E forse non è neanche il caso che lo sia. Anche se la legge parte da principi condivisibili, o no?

“Sicuramente. Giusto richiamare tutti, magistrati avvocati e giornalisti, al rispetto delle persone e quindi a non sbattere il mostro in prima pagina. Altrettanto giusto far capire a che punto si è del grado di giudizio, fintanto che non è quello definitivo. Mi piace particolarmente, poi, il divieto di citare per nome e cognome il pubblico ministero che segue un’indagine: l’accusa va spersonalizzata, è lo Stato attraverso un ufficio che conduce un’inchiesta, non il singolo. Detto ciò, questa legge è andata oltre”.

Lei, da procuratore facente funzioni di Milano, si è trovato a gestire la novità...

“Ho fatto una circolare applicativa di una legge che pure mi suscitava molte perplessità, e di cui ho debitamente dato notizia attraverso una conferenza stampa alla Casa della stampa.

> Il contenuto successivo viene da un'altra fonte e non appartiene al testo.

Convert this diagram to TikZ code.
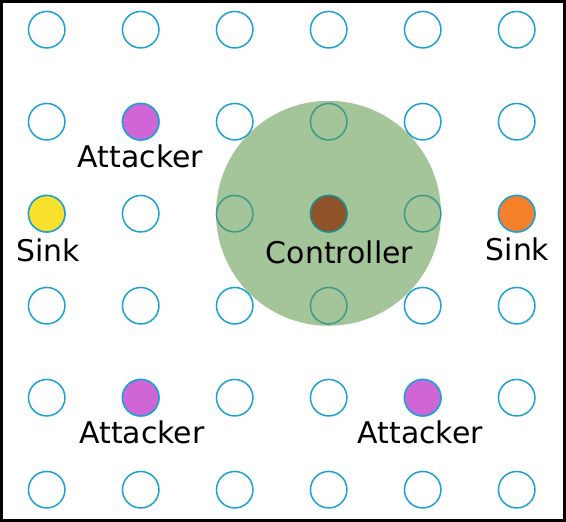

Ho stabilito alcuni punti fermi: tutto ciò che è al di fuori dell’indagine penale non è soggetto ad alcun vincolo. Poi ci siamo regolati con una certa liberalità nei comunicati perché serviva una valvola di sfogo. Ne facevamo due al giorno. Da un certo momento ho anche delegato i miei aggiunti a fare i comunicati, perché Milano è una procura troppo vasta, non potevo passare tutto il mio tempo a scrivere io le notizie, né potevo avere seguito in dettaglio tutte le inchieste”.

Il capo ha l’onere di decidere che cosa meriti di essere comunicato. Ovviamente si tratta di bilanciare interessi contrapposti. Lei come si regolava?

“Il problema è tutto qui. Non c’è e non ci può essere una regola. Ci può essere il caso in cui è utile all’indagine diramare una certa notizia, per vedere l’effetto che fa negli ambienti dove sto indagando. E fin qui è facile. Ma quanto all’interesse pubblico, se pensiamo alla procura di un piccolo centro, allora anche piccoli reati possono essere di interesse pubblico. In grandi città, cambia la scala, ma può entrarci la gravità del reato e anche la notorietà della persona indagata, che può essere di tipo politico, sociale, culturale, e persino - perché no? - calcistica. È evidente che è una spirale incontrollabile”.

Quando una persona viene arrestata, è su ordine motivato di un giudice. Possibile che l’opinione pubblica non ne venga informata e che una persona sia inghiottita dal carcere senza che nessuno possa controllare?

“Guardi, sfonda una porta aperta”.

A Torino come altrove, per evitare guai, i procuratori si sono chiusi a riccio...

“Continuo a non capire come è possibile che si sia affidata ai procuratori la decisione su che cosa è di interesse pubblico. Mi sembra fuori dal mondo. In pratica il potere pubblico decide quello che l’opinione pubblica deve sapere. Scusate, ma non mi piace”.